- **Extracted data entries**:
━━━━━━

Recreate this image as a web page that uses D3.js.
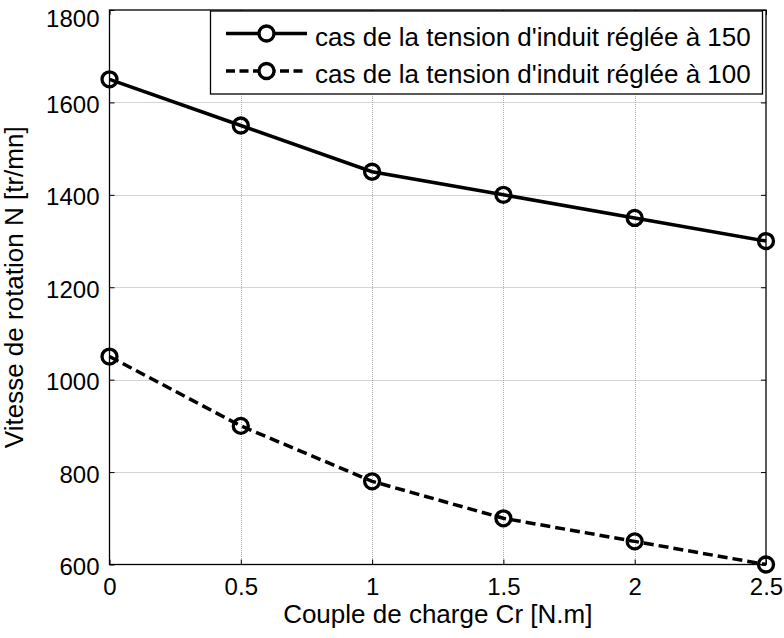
<!DOCTYPE html>
<html>
<head>
<meta charset="utf-8">
<script src="https://cdn.jsdelivr.net/npm/d3@7"></script>
<style>
  html, body { margin: 0; padding: 0; background: #fff; }
  svg { display: block; }
  text { font-family: "Liberation Sans", Arial, sans-serif; fill: #000; }
</style>
</head>
<body>
<script>
// Charge torque (N.m) and rotation speed (tr/mn) for two armature voltages
const couple = [0, 0.5, 1, 1.5, 2, 2.5];
const vitesse150 = [1650, 1550, 1450, 1400, 1350, 1300];
const vitesse100 = [1050, 900, 780, 700, 650, 600];
const xTicks = [0, 0.5, 1, 1.5, 2, 2.5];
const yTicks = [600, 800, 1000, 1200, 1400, 1600, 1800];
const legendLabels = [
  "cas de la tension d'induit réglée à 150",
  "cas de la tension d'induit réglée à 100"
];

const W = 784, H = 638;
const plot = { left: 109.5, right: 766, top: 10, bottom: 564.5 };

const svg = d3.select("body").append("svg")
  .attr("width", W).attr("height", H);

const x = d3.scaleLinear().domain([0, 2.5]).range([plot.left, plot.right]);
const y = d3.scaleLinear().domain([600, 1800]).range([plot.bottom, plot.top]);

const pw = plot.right - plot.left, ph = plot.bottom - plot.top;

// dotted grid
const grid = svg.append("g").attr("stroke", "#a8a8a8").attr("stroke-width", 1)
  .attr("stroke-dasharray", "1,1");
grid.selectAll("line.gx").data(xTicks.slice(1, -1)).join("line")
  .attr("x1", d => Math.round(x(d)) + 0.5).attr("x2", d => Math.round(x(d)) + 0.5)
  .attr("y1", plot.top).attr("y2", plot.bottom);
grid.selectAll("line.gy").data(yTicks.slice(1, -1)).join("line")
  .attr("y1", d => Math.round(y(d)) + 0.5).attr("y2", d => Math.round(y(d)) + 0.5)
  .attr("x1", plot.left).attr("x2", plot.right);

// axes with inward ticks
const tickFmt = d => String(d);
const axB = svg.append("g").attr("transform", `translate(0,${plot.bottom})`)
  .call(d3.axisBottom(x).tickValues(xTicks).tickFormat(tickFmt).tickSize(-5).tickPadding(13));
const axT = svg.append("g").attr("transform", `translate(0,${plot.top})`)
  .call(d3.axisTop(x).tickValues(xTicks).tickFormat("").tickSize(-5));
const axL = svg.append("g").attr("transform", `translate(${plot.left},0)`)
  .call(d3.axisLeft(y).tickValues(yTicks).tickFormat(tickFmt).tickSize(-5).tickPadding(10));
const axR = svg.append("g").attr("transform", `translate(${plot.right},0)`)
  .call(d3.axisRight(y).tickValues(yTicks).tickFormat("").tickSize(-5));

[axB, axT, axL, axR].forEach(a => {
  a.select(".domain").remove();
  a.selectAll(".tick line").attr("stroke", "#000").attr("stroke-width", 1);
  a.selectAll("text").attr("font-size", 24)
    .style("font-family", '"Liberation Sans", Arial, sans-serif').attr("fill", "#000");
});
// y labels sit slightly below their ticks; the top one is kept inside the page
axL.selectAll(".tick text").attr("dy", d => d === 1800 ? "0.67em" : "0.42em");

// box
svg.append("rect")
  .attr("x", plot.left).attr("y", plot.top).attr("width", pw).attr("height", ph)
  .attr("fill", "none").attr("stroke", "#000").attr("stroke-width", 1.3);

// series
const line = d3.line().x(d => x(d[0])).y(d => y(d[1]));
const series = [
  { values: vitesse150, dash: null, label: legendLabels[0] },
  { values: vitesse100, dash: "10,5", label: legendLabels[1] }
];

series.forEach(s => {
  const pts = couple.map((c, i) => [c, s.values[i]]);
  svg.append("path").datum(pts).attr("d", line)
    .attr("fill", "none").attr("stroke", "#000").attr("stroke-width", 3.5)
    .attr("stroke-dasharray", s.dash);
  svg.append("g").selectAll("circle").data(pts).join("circle")
    .attr("cx", d => x(d[0])).attr("cy", d => y(d[1])).attr("r", 7.5)
    .attr("fill", "none").attr("stroke", "#000").attr("stroke-width", 3.3);
});

// legend
const lg = svg.append("g");
lg.append("rect").attr("x", 210.5).attr("y", 11).attr("width", 552).attr("height", 83)
  .attr("fill", "#fff").attr("stroke", "#000").attr("stroke-width", 1.3);
const rowsY = [33.5, 71];
series.forEach((s, i) => {
  lg.append("line").attr("x1", 226).attr("x2", 307).attr("y1", rowsY[i]).attr("y2", rowsY[i])
    .attr("stroke", "#000").attr("stroke-width", 3.5).attr("stroke-dasharray", s.dash ? "9,4.5" : null);
  lg.append("circle").attr("cx", 266.5).attr("cy", rowsY[i]).attr("r", 7.5)
    .attr("fill", "#fff").attr("stroke", "#000").attr("stroke-width", 3.3);
  lg.append("text").attr("x", 315).attr("y", rowsY[i] + 12)
    .attr("font-size", 26).text(s.label);
});

// axis titles
svg.append("text").attr("x", (plot.left + plot.right) / 2).attr("y", 623)
  .attr("text-anchor", "middle").attr("font-size", 26).text("Couple de charge Cr [N.m]");
svg.append("text").attr("transform", `translate(22.5,${(plot.top + plot.bottom) / 2}) rotate(-90)`)
  .attr("text-anchor", "middle").attr("font-size", 26).text("Vitesse de rotation N [tr/mn]");
</script>
</body>
</html>
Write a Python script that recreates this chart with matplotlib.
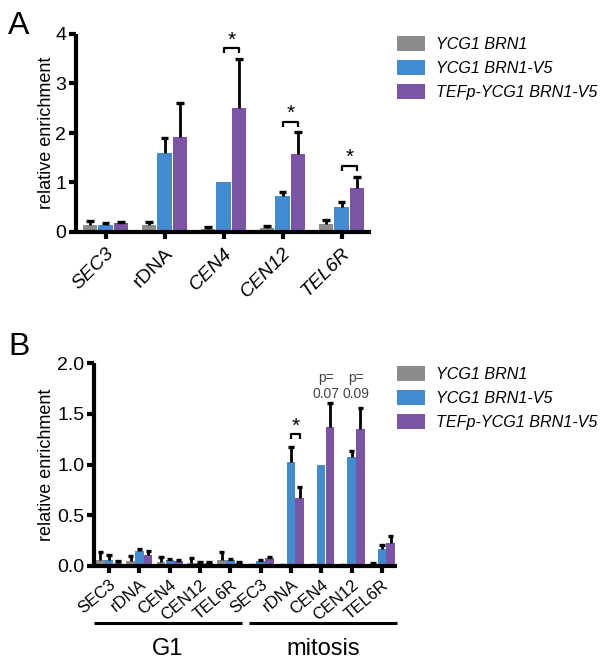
import matplotlib
matplotlib.use("Agg")
import matplotlib.pyplot as plt
import numpy as np

plt.rcParams['font.family'] = ['Liberation Sans', 'DejaVu Sans']

# ---------------- data ----------------
series_labels = ["YCG1 BRN1", "YCG1 BRN1-V5", "TEFp-YCG1 BRN1-V5"]
colors = ["#8c8c8c", "#428bd0", "#7b54a6"]

a_cats = ["SEC3", "rDNA", "CEN4", "CEN12", "TEL6R"]
a_gray = [0.15, 0.15, 0.07, 0.08, 0.17]
a_gray_err = [0.07, 0.05, 0.03, 0.05, 0.08]
a_blue = [0.15, 1.60, 1.02, 0.73, 0.51]
a_blue_err = [0.03, 0.30, 0.0, 0.07, 0.09]
a_purple = [0.18, 1.92, 2.51, 1.57, 0.88]
a_purple_err = [0.03, 0.68, 0.98, 0.45, 0.23]
a_sig = ["CEN4", "CEN12", "TEL6R"]
a_sig_y = [3.72, 2.23, 1.34]

b_cats = ["SEC3", "rDNA", "CEN4", "CEN12", "TEL6R",
          "SEC3", "rDNA", "CEN4", "CEN12", "TEL6R"]
b_gray = [0.06, 0.05, 0.04, 0.03, 0.06, 0.01, 0.005, 0.005, 0.005, 0.02]
b_gray_err = [0.08, 0.05, 0.05, 0.05, 0.08, 0.003, 0.003, 0.003, 0.003, 0.005]
b_blue = [0.06, 0.15, 0.06, 0.03, 0.06, 0.05, 1.02, 1.00, 1.07, 0.17]
b_blue_err = [0.045, 0.015, 0.005, 0.005, 0.005, 0.01, 0.15, 0.0, 0.06, 0.04]
b_purple = [0.03, 0.11, 0.05, 0.03, 0.03, 0.08, 0.67, 1.37, 1.35, 0.23]
b_purple_err = [0.02, 0.04, 0.005, 0.005, 0.005, 0.01, 0.11, 0.24, 0.21, 0.07]
b_sig_idx = [6]
b_sig_y = [1.30]
b_pvals = {7: "p=\n0.07", 8: "p=\n0.09"}
b_groups = ["G1", "mitosis"]

italic_names = {"SEC3", "CEN4", "CEN12", "TEL6R"}

W, H = 602, 662
fig = plt.figure(figsize=(W / 100, H / 100), dpi=100)


def ax_rect(l, r, b, t):
    return [l / W, 1 - b / H, (r - l) / W, (b - t) / H]


def style_axis(ax, lw):
    for s in ["top", "right"]:
        ax.spines[s].set_visible(False)
    for s in ["left", "bottom"]:
        ax.spines[s].set_linewidth(lw)
        ax.spines[s].set_capstyle("butt")
    ax.tick_params(axis="both", width=lw, length=5, color="black")


def draw_bars(ax, n, series, errs, width, step, elw, capw):
    x = np.arange(n)
    handles = []
    for k, (vals, err, col) in enumerate(zip(series, errs, colors)):
        xs = x + (k - 1) * step
        vals = np.asarray(vals)
        err = np.asarray(err)
        h = ax.bar(xs, vals, width=width, color=col, edgecolor="none", zorder=2)
        handles.append(h)
        m = err > 0
        ax.vlines(xs[m], vals[m], vals[m] + err[m], color="black",
                  lw=elw, zorder=3)
        ax.hlines(vals[m] + err[m], xs[m] - capw, xs[m] + capw,
                  color="black", lw=elw + 0.4, zorder=3)
    return handles


def bracket(ax, x0, x1, y, leg, lw, fs):
    ax.plot([x0, x0, x1, x1], [y - leg, y, y, y - leg], color="black",
            lw=lw, zorder=4, solid_capstyle="butt", clip_on=False)
    ax.text((x0 + x1) / 2, y - leg * 0.3, "*", ha="center", va="bottom",
            fontsize=fs, zorder=4)


# ---------------- panel A ----------------
axA = fig.add_axes(ax_rect(76, 371, 232, 34))
stepA = 0.263
hA = draw_bars(axA, len(a_cats), [a_gray, a_blue, a_purple],
               [a_gray_err, a_blue_err, a_purple_err], 0.245, stepA, 2.0, 0.065)
axA.set_xlim(-0.5, len(a_cats) - 0.5)
axA.set_ylim(0, 4)
axA.set_yticks([0, 1, 2, 3, 4])
axA.set_xticks(np.arange(len(a_cats)))
axA.set_xticklabels(a_cats, rotation=45, ha="right", rotation_mode="anchor",
                    fontsize=14)
axA.tick_params(axis="y", labelsize=14, pad=2)
axA.tick_params(axis="x", pad=4)
for lab in axA.get_xticklabels():
    if lab.get_text() in italic_names:
        lab.set_fontstyle("italic")
style_axis(axA, 3)
axA.set_ylabel("relative enrichment", fontsize=13)
axA.yaxis.set_label_coords(-0.072, 0.5)
for name, y in zip(a_sig, a_sig_y):
    i = a_cats.index(name)
    bracket(axA, i, i + stepA, y, 0.1, 1.6, 15)

fig.text(8 / W, 1 - 26 / H, "A", fontsize=23, ha="left", va="center")
fig.legend(hA, series_labels, loc="upper left",
           bbox_to_anchor=(397 / W, 1 - 36 / H), frameon=False,
           prop={"style": "italic", "size": 11.6}, handlelength=1.75,
           handleheight=1.05, handletextpad=0.7, labelspacing=0.5,
           borderpad=0, borderaxespad=0)

# ---------------- panel B ----------------
axB = fig.add_axes(ax_rect(94, 397, 566, 363))
stepB = 0.29
hB = draw_bars(axB, len(b_cats), [b_gray, b_blue, b_purple],
               [b_gray_err, b_blue_err, b_purple_err], 0.28, stepB, 2.0, 0.09)
axB.set_xlim(-0.5, len(b_cats) - 0.5)
axB.set_ylim(0, 2.0)
axB.set_yticks([0, 0.5, 1.0, 1.5, 2.0])
axB.set_yticklabels(["0.0", "0.5", "1.0", "1.5", "2.0"])
axB.set_xticks(np.arange(len(b_cats)))
axB.set_xticklabels(b_cats, rotation=40, ha="right", rotation_mode="anchor",
                    fontsize=12)
axB.tick_params(axis="y", labelsize=14, pad=2)
axB.tick_params(axis="x", pad=3)
style_axis(axB, 3)
axB.set_ylabel("relative enrichment", fontsize=13)
axB.yaxis.set_label_coords(-0.128, 0.5)
for i, y in zip(b_sig_idx, b_sig_y):
    bracket(axB, i, i + stepB, y, 0.05, 1.6, 15)
for i, txt in b_pvals.items():
    axB.text(i + stepB * 0.5, 1.63, txt, ha="center", va="bottom",
             fontsize=10, color="#444444", linespacing=1.1)

# group lines and labels
trans = axB.get_xaxis_transform()
n_half = len(b_cats) // 2
for g, (a0, a1) in enumerate([(-0.5, n_half - 0.5 - 0.13),
                              (n_half - 0.5 + 0.13, len(b_cats) - 0.5)]):
    axB.plot([a0, a1], [-0.28, -0.28], transform=trans, color="black",
             lw=2.2, clip_on=False, solid_capstyle="butt")
    axB.text((a0 + a1) / 2, -0.355, b_groups[g], transform=trans,
             ha="center", va="top", fontsize=17)

fig.text(8 / W, 1 - 347 / H, "B", fontsize=23, ha="left", va="center")
fig.legend(hB, series_labels, loc="upper left",
           bbox_to_anchor=(397 / W, 1 - 366 / H), frameon=False,
           prop={"style": "italic", "size": 11.6}, handlelength=1.75,
           handleheight=1.05, handletextpad=0.7, labelspacing=0.5,
           borderpad=0, borderaxespad=0)

fig.savefig("out.png", dpi=100)
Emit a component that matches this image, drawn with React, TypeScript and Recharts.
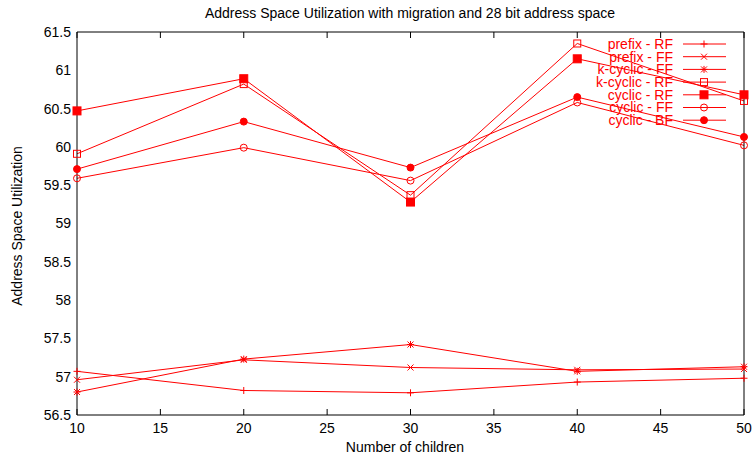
import React from 'react';
import { LineChart, Line, XAxis, YAxis, Legend } from 'recharts';

const children = [10, 20, 30, 40, 50];
const prefixRF = [57.07, 56.82, 56.79, 56.93, 56.98];
const prefixFF = [56.96, 57.22, 57.12, 57.09, 57.1];
const kcyclicFF = [56.8, 57.23, 57.42, 57.07, 57.13];
const kcyclicRF = [59.91, 60.82, 59.37, 61.35, 60.6];
const cyclicRF = [60.47, 60.89, 59.28, 61.15, 60.68];
const cyclicFF = [59.59, 59.99, 59.56, 60.58, 60.02];
const cyclicBF = [59.71, 60.33, 59.73, 60.65, 60.13];

const xTicks = [10, 15, 20, 25, 30, 35, 40, 45, 50];
const yTicks = [56.5, 57, 57.5, 58, 58.5, 59, 59.5, 60, 60.5, 61, 61.5];

const RED = '#ff0000';
const FONT = '"Liberation Sans", Arial, Helvetica, sans-serif';

type Shape = 'plus' | 'cross' | 'star' | 'osquare' | 'fsquare' | 'ocircle' | 'fcircle';

const series: { key: string; name: string; values: number[]; shape: Shape }[] = [
  { key: 'prefixRF', name: 'prefix - RF', values: prefixRF, shape: 'plus' },
  { key: 'prefixFF', name: 'prefix - FF', values: prefixFF, shape: 'cross' },
  { key: 'kcyclicFF', name: 'k-cyclic - FF', values: kcyclicFF, shape: 'star' },
  { key: 'kcyclicRF', name: 'k-cyclic - RF', values: kcyclicRF, shape: 'osquare' },
  { key: 'cyclicRF', name: 'cyclic - RF', values: cyclicRF, shape: 'fsquare' },
  { key: 'cyclicFF', name: 'cyclic - FF', values: cyclicFF, shape: 'ocircle' },
  { key: 'cyclicBF', name: 'cyclic - BF', values: cyclicBF, shape: 'fcircle' },
];

const data = children.map((c, i) => {
  const row: Record<string, number> = { x: c };
  series.forEach((s) => {
    row[s.key] = s.values[i];
  });
  return row;
});

function Marker({ shape, cx, cy }: { shape: Shape; cx: number; cy: number }) {
  const s = 3.5;
  switch (shape) {
    case 'plus':
      return (
        <g stroke={RED} strokeWidth={1}>
          <line x1={cx - s} y1={cy} x2={cx + s} y2={cy} />
          <line x1={cx} y1={cy - s} x2={cx} y2={cy + s} />
        </g>
      );
    case 'cross':
      return (
        <g stroke={RED} strokeWidth={1}>
          <line x1={cx - 3} y1={cy - 3} x2={cx + 3} y2={cy + 3} />
          <line x1={cx - 3} y1={cy + 3} x2={cx + 3} y2={cy - 3} />
        </g>
      );
    case 'star':
      return (
        <g stroke={RED} strokeWidth={1}>
          <line x1={cx - s} y1={cy} x2={cx + s} y2={cy} />
          <line x1={cx} y1={cy - s} x2={cx} y2={cy + s} />
          <line x1={cx - 3} y1={cy - 3} x2={cx + 3} y2={cy + 3} />
          <line x1={cx - 3} y1={cy + 3} x2={cx + 3} y2={cy - 3} />
        </g>
      );
    case 'osquare':
      return <rect x={cx - 3.5} y={cy - 3.5} width={7} height={7} fill="none" stroke={RED} strokeWidth={1} />;
    case 'fsquare':
      return <rect x={cx - 4} y={cy - 4} width={8} height={8} fill={RED} stroke={RED} strokeWidth={1} />;
    case 'ocircle':
      return <circle cx={cx} cy={cy} r={3.5} fill="none" stroke={RED} strokeWidth={1} />;
    case 'fcircle':
      return <circle cx={cx} cy={cy} r={3.5} fill={RED} stroke={RED} strokeWidth={1} />;
  }
  return null;
}

const makeDot = (shape: Shape) => (props: any) => {
  const { cx, cy, index } = props;
  if (cx == null || cy == null) return <g key={index} />;
  return (
    <g key={index}>
      <Marker shape={shape} cx={cx} cy={cy} />
    </g>
  );
};

function LegendContent() {
  const textRight = 93;
  const lineX1 = 103;
  const lineX2 = 146;
  const markX = 124;
  return (
    <svg width={170} height={100} style={{ overflow: 'visible', display: 'block' }}>
      {series.map((s, i) => {
        const y = 8 + i * 12.7;
        return (
          <g key={s.key}>
            <text
              x={textRight}
              y={y}
              dy="0.35em"
              textAnchor="end"
              fill={RED}
              fontSize={14}
              fontFamily={FONT}
            >
              {s.name}
            </text>
            <line x1={lineX1} y1={y} x2={lineX2} y2={y} stroke={RED} strokeWidth={1} />
            <Marker shape={s.shape} cx={markX} cy={y} />
          </g>
        );
      })}
    </svg>
  );
}

const blank = () => '';

export default function App() {
  return (
    <div style={{ position: 'absolute', left: 0, top: 0, width: 754, height: 459, background: '#fff' }}>
      <LineChart
        width={754}
        height={459}
        data={data}
        margin={{ top: 32, right: 10, bottom: 14, left: 0 }}
        style={{ fontFamily: FONT }}
      >
        <XAxis
          xAxisId="main"
          dataKey="x"
          type="number"
          domain={[10, 50]}
          ticks={xTicks}
          height={30}
          tickLine={false}
          axisLine={{ stroke: '#000', strokeWidth: 1 }}
          tick={{ fill: '#000', fontSize: 14, fontFamily: FONT }}
          tickSize={6}
          tickMargin={2}
          interval={0}
        />
        <XAxis
          xAxisId="bottomTicks"
          dataKey="x"
          type="number"
          domain={[10, 50]}
          ticks={xTicks}
          orientation="bottom"
          mirror
          axisLine={false}
          tickLine={{ stroke: '#000', strokeWidth: 1 }}
          tickSize={6}
          tickFormatter={blank}
          interval={0}
        />
        <XAxis
          xAxisId="top"
          dataKey="x"
          type="number"
          domain={[10, 50]}
          ticks={xTicks}
          orientation="top"
          mirror
          axisLine={{ stroke: '#000', strokeWidth: 1 }}
          tickLine={{ stroke: '#000', strokeWidth: 1 }}
          tickSize={6}
          tickFormatter={blank}
          interval={0}
        />
        <YAxis
          yAxisId="main"
          type="number"
          domain={[56.5, 61.5]}
          ticks={yTicks}
          width={77}
          tickLine={false}
          axisLine={{ stroke: '#000', strokeWidth: 1 }}
          tick={{ fill: '#000', fontSize: 14, fontFamily: FONT }}
          tickSize={6}
          tickMargin={0}
          interval={0}
        />
        <YAxis
          yAxisId="leftTicks"
          type="number"
          domain={[56.5, 61.5]}
          ticks={yTicks}
          orientation="left"
          mirror
          axisLine={false}
          tickLine={{ stroke: '#000', strokeWidth: 1 }}
          tickSize={6}
          tickFormatter={blank}
          interval={0}
        />
        <YAxis
          yAxisId="right"
          type="number"
          domain={[56.5, 61.5]}
          ticks={yTicks}
          orientation="right"
          mirror
          axisLine={{ stroke: '#000', strokeWidth: 1 }}
          tickLine={{ stroke: '#000', strokeWidth: 1 }}
          tickSize={6}
          tickFormatter={blank}
          interval={0}
        />
        {series.map((s) => (
          <Line
            key={s.key}
            xAxisId="main"
            yAxisId="main"
            type="linear"
            dataKey={s.key}
            name={s.name}
            stroke={RED}
            strokeWidth={1}
            dot={makeDot(s.shape)}
            activeDot={false}
            isAnimationActive={false}
          />
        ))}
        <Legend
          layout="vertical"
          align="center"
          verticalAlign="middle"
          content={() => <LegendContent />}
          wrapperStyle={{ position: 'absolute', left: 580, top: 36, width: 170, height: 100 }}
        />
        <text x={410} y={18} textAnchor="middle" fontSize={14} fontFamily={FONT} fill="#000">
          Address Space Utilization with migration and 28 bit address space
        </text>
        <text x={405} y={452} textAnchor="middle" fontSize={14} fontFamily={FONT} fill="#000">
          Number of children
        </text>
        <text
          x={22}
          y={226}
          textAnchor="middle"
          fontSize={14}
          fontFamily={FONT}
          fill="#000"
          transform="rotate(-90 22 226)"
        >
          Address Space Utilization
        </text>
      </LineChart>
    </div>
  );
}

━━━━━━

- **Required work**: With all pictures left out, please transcribe exactly the lines from the start of the material through the line with "const pw = plot.right".

- **Task solution**:
Recreate this image as a web page that uses D3.js.
<!DOCTYPE html>
<html>
<head>
<meta charset="utf-8">
<script src="https://cdn.jsdelivr.net/npm/d3@7"></script>
<style>
  html, body { margin: 0; padding: 0; background: #fff; }
  svg { display: block; }
  text { font-family: "Liberation Sans", Arial, sans-serif; fill: #000; }
</style>
</head>
<body>
<script>
// Charge torque (N.m) and rotation speed (tr/mn) for two armature voltages
const couple = [0, 0.5, 1, 1.5, 2, 2.5];
const vitesse150 = [1650, 1550, 1450, 1400, 1350, 1300];
const vitesse100 = [1050, 900, 780, 700, 650, 600];
const xTicks = [0, 0.5, 1, 1.5, 2, 2.5];
const yTicks = [600, 800, 1000, 1200, 1400, 1600, 1800];
const legendLabels = [
  "cas de la tension d'induit réglée à 150",
  "cas de la tension d'induit réglée à 100"
];

const W = 784, H = 638;
const plot = { left: 109.5, right: 766, top: 10, bottom: 564.5 };

const svg = d3.select("body").append("svg")
  .attr("width", W).attr("height", H);

const x = d3.scaleLinear().domain([0, 2.5]).range([plot.left, plot.right]);
const y = d3.scaleLinear().domain([600, 1800]).range([plot.bottom, plot.top]);

const pw = plot.right - plot.left, ph = plot.bottom - plot.top;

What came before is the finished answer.